__WHAT IS NEEDED__. Print the material below exactly as it stands, please, from its first line to the line holding "29, 14, 29]", with no pictures.

__DATA SECTION__.

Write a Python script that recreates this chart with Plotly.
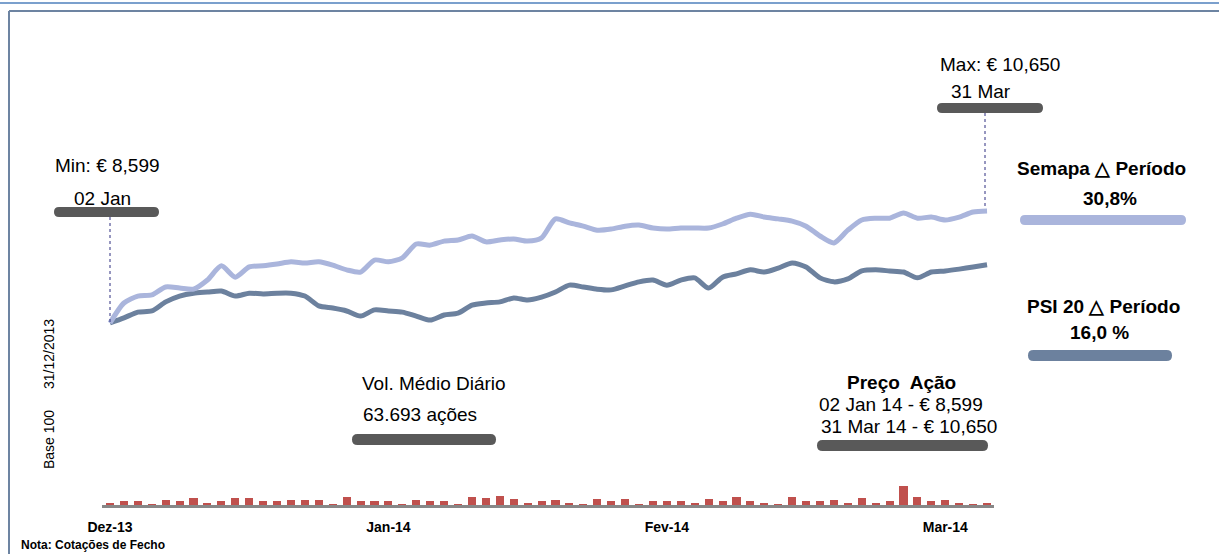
import plotly.graph_objects as go

# ---------------- data ----------------
days = list(range(64))  # trading days 31/12/2013 .. 31/03/2014 (index)

semapa = [100.0, 105.5, 107.4, 107.7, 109.9, 109.6, 109.3, 111.8, 115.7, 112.6,
          115.4, 115.7, 116.2, 116.8, 116.5, 116.8, 115.9, 114.6, 114.0, 117.3,
          116.8, 117.9, 121.7, 121.4, 122.5, 122.8, 123.9, 122.3, 122.8, 123.1,
          122.5, 123.4, 128.6, 127.5, 126.6, 125.5, 125.8, 126.6, 126.9, 126.1,
          125.8, 126.1, 126.1, 126.1, 127.2, 128.8, 129.9, 129.1, 128.6, 128.0,
          126.6, 123.9, 122.0, 125.5, 128.3, 128.8, 128.8, 130.2, 128.8, 129.1,
          128.3, 129.1, 130.5, 130.8]

psi20 = [100.0, 101.4, 103.0, 103.3, 105.8, 107.4, 108.2, 108.5, 108.8, 107.4,
         108.2, 108.0, 108.2, 108.2, 107.4, 104.7, 104.1, 103.3, 101.9, 103.6,
         103.3, 103.0, 101.9, 100.8, 102.2, 102.7, 104.9, 105.5, 105.8, 106.9,
         106.3, 107.1, 108.5, 110.4, 109.9, 109.3, 109.1, 110.2, 111.3, 111.8,
         110.4, 111.8, 112.4, 109.6, 112.6, 113.5, 114.6, 114.0, 115.1, 116.5,
         115.4, 112.4, 111.3, 112.1, 114.3, 114.6, 114.3, 114.0, 112.4, 114.0,
         114.3, 114.8, 115.4, 116.0]

volume_k = [29, 58, 58, 14, 72, 58, 101, 29, 58, 101, 101, 58, 58, 72, 72, 72, 14, 115, 58, 58, 58,
            14, 72, 58, 58, 14, 115, 101, 130, 86, 29, 58, 72, 29, 14, 86, 58, 86, 14, 58, 58, 58, 29,
            86, 58, 115, 58, 29, 14, 115, 58, 58, 72, 29, 101, 29, 58, 274, 115, 58, 72, 29, 14, 29]

tick_pos = [0, 20, 40, 60]
tick_text = ["Dez-13", "Jan-14", "Fev-14", "Mar-14"]

# ---------------- layout helpers (pixel -> paper) ----------------
FW, FH = 1219, 554
L, R, T, B = 102, 994, 0, 505


def xp(x):
    return (x - L) / (R - L)


def yp(y):
    return (B - y) / (B - T)


FONT = "Liberation Sans, Arial, sans-serif"
SEMAPA_C = "#aab5dc"
PSI_C = "#6c819e"
DARK = "#595959"

fig = go.Figure()

fig.add_trace(go.Bar(x=days, y=volume_k, yaxis="y2", marker_color="#c0504d",
                     marker_line_width=0, width=0.58, showlegend=False))
fig.add_trace(go.Scatter(x=days, y=psi20, mode="lines", showlegend=False,
                         line=dict(color=PSI_C, width=5, shape="spline", smoothing=0.7)))
fig.add_trace(go.Scatter(x=days, y=semapa, mode="lines", showlegend=False,
                         line=dict(color=SEMAPA_C, width=5, shape="spline", smoothing=0.7)))

shapes = []


def pill(x0, x1, y0, y1, color):
    r = (y1 - y0) / 2
    ym = (y0 + y1) / 2
    pts = [
        ("M", (x0 + r, y0)), ("L", (x1 - r, y0)),
        ("Q", (x1, y0), (x1, ym)), ("Q", (x1, y1), (x1 - r, y1)),
        ("L", (x0 + r, y1)),
        ("Q", (x0, y1), (x0, ym)), ("Q", (x0, y0), (x0 + r, y0)),
    ]
    d = ""
    for p in pts:
        cmd = p[0]
        coords = " ".join(f"{xp(a):.5f},{yp(b):.5f}" for a, b in p[1:])
        d += f"{cmd} {coords} "
    d += "Z"
    shapes.append(dict(type="path", xref="paper", yref="paper", path=d,
                       fillcolor=color, line=dict(width=0), layer="above"))


def seg(x0, y0, x1, y1, color, width, dash="solid"):
    shapes.append(dict(type="line", xref="paper", yref="paper",
                       x0=xp(x0), y0=yp(y0), x1=xp(x1), y1=yp(y1),
                       line=dict(color=color, width=width, dash=dash), layer="above"))


# frame
seg(-5, 3, FW + 5, 3, "#4f81bd", 1.5)
seg(9, 11, FW + 5, 11, "#6d84a2", 2)
seg(9, 11, 9, FH + 5, "#6d84a2", 2)

# dotted markers
seg(110, 217, 110, 322, "#2e2e80", 1, "dot")
seg(985, 113, 985, 206, "#2e2e80", 1, "dot")

# pills
pill(54, 159, 207, 217, DARK)
pill(937, 1043, 103, 113, DARK)
pill(1020, 1186, 215, 225, SEMAPA_C)
pill(1028, 1172, 350, 361, PSI_C)
pill(352, 496, 434, 445, DARK)
pill(817, 988, 440, 451, DARK)

annotations = []


def txt(text, x, y, size=19, bold=False, anchor="left", angle=0):
    t = f"<b>{text}</b>" if bold else text
    annotations.append(dict(text=t, xref="paper", yref="paper", x=xp(x), y=yp(y),
                            xanchor=anchor, yanchor="middle", showarrow=False,
                            textangle=angle,
                            font=dict(family=FONT, size=size, color="#000000")))


txt("Min: € 8,599", 53, 166)
txt("02 Jan", 72, 198)
txt("Max: € 10,650", 938, 64)
txt("31 Mar", 949, 91)
txt("Semapa △ Período", 1015, 169, bold=True)
txt("30,8%", 1081, 198, bold=True)
txt("PSI 20 △ Período", 1025, 306, bold=True)
txt("16,0 %", 1068, 333, bold=True)
txt("Vol. Médio Diário", 360, 383)
txt("63.693 ações", 361, 414)
txt("Preço  Ação", 845, 382, bold=True)
txt("02 Jan 14 - € 8,599", 817, 404)
txt("31 Mar 14 - € 10,650", 819, 426)
txt("31/12/2013", 49, 354, size=14, anchor="center", angle=-90)
txt("Base 100", 49, 440, size=14, anchor="center", angle=-90)
txt("Nota: Cotações de Fecho", 19, 545, size=12, bold=True)

fig.update_layout(
    width=FW, height=FH,
    margin=dict(l=L, r=FW - R, t=T, b=FH - B, pad=0),
    paper_bgcolor="white", plot_bgcolor="rgba(0,0,0,0)",
    bargap=0,
    xaxis=dict(range=[-0.575, 63.5], tickmode="array", tickvals=tick_pos,
               ticktext=[f"<b>{t}</b>" for t in tick_text],
               tickfont=dict(family=FONT, size=14, color="#000000"),
               showgrid=False, zeroline=False, showline=True,
               linecolor="#878787", linewidth=3, ticks="", ticklabelstandoff=7),
    yaxis=dict(range=[50, 188.74], visible=False, showgrid=False, zeroline=False),
    yaxis2=dict(range=[0, 7272], overlaying="y", visible=False,
                showgrid=False, zeroline=False),
    shapes=shapes,
    annotations=annotations,
)

fig.write_html("out.html", config={"displayModeBar": False},
               post_script="document.body.style.margin='0';")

__TASK ANSWER__.
Write a Python script that recreates this chart with Plotly.
import plotly.graph_objects as go

# ---------------- data ----------------
days = list(range(64))  # trading days 31/12/2013 .. 31/03/2014 (index)

semapa = [100.0, 105.5, 107.4, 107.7, 109.9, 109.6, 109.3, 111.8, 115.7, 112.6,
          115.4, 115.7, 116.2, 116.8, 116.5, 116.8, 115.9, 114.6, 114.0, 117.3,
          116.8, 117.9, 121.7, 121.4, 122.5, 122.8, 123.9, 122.3, 122.8, 123.1,
          122.5, 123.4, 128.6, 127.5, 126.6, 125.5, 125.8, 126.6, 126.9, 126.1,
          125.8, 126.1, 126.1, 126.1, 127.2, 128.8, 129.9, 129.1, 128.6, 128.0,
          126.6, 123.9, 122.0, 125.5, 128.3, 128.8, 128.8, 130.2, 128.8, 129.1,
          128.3, 129.1, 130.5, 130.8]

psi20 = [100.0, 101.4, 103.0, 103.3, 105.8, 107.4, 108.2, 108.5, 108.8, 107.4,
         108.2, 108.0, 108.2, 108.2, 107.4, 104.7, 104.1, 103.3, 101.9, 103.6,
         103.3, 103.0, 101.9, 100.8, 102.2, 102.7, 104.9, 105.5, 105.8, 106.9,
         106.3, 107.1, 108.5, 110.4, 109.9, 109.3, 109.1, 110.2, 111.3, 111.8,
         110.4, 111.8, 112.4, 109.6, 112.6, 113.5, 114.6, 114.0, 115.1, 116.5,
         115.4, 112.4, 111.3, 112.1, 114.3, 114.6, 114.3, 114.0, 112.4, 114.0,
         114.3, 114.8, 115.4, 116.0]

volume_k = [29, 58, 58, 14, 72, 58, 101, 29, 58, 101, 101, 58, 58, 72, 72, 72, 14, 115, 58, 58, 58,
            14, 72, 58, 58, 14, 115, 101, 130, 86, 29, 58, 72, 29, 14, 86, 58, 86, 14, 58, 58, 58, 29,
            86, 58, 115, 58, 29, 14, 115, 58, 58, 72, 29, 101, 29, 58, 274, 115, 58, 72, 29, 14, 29]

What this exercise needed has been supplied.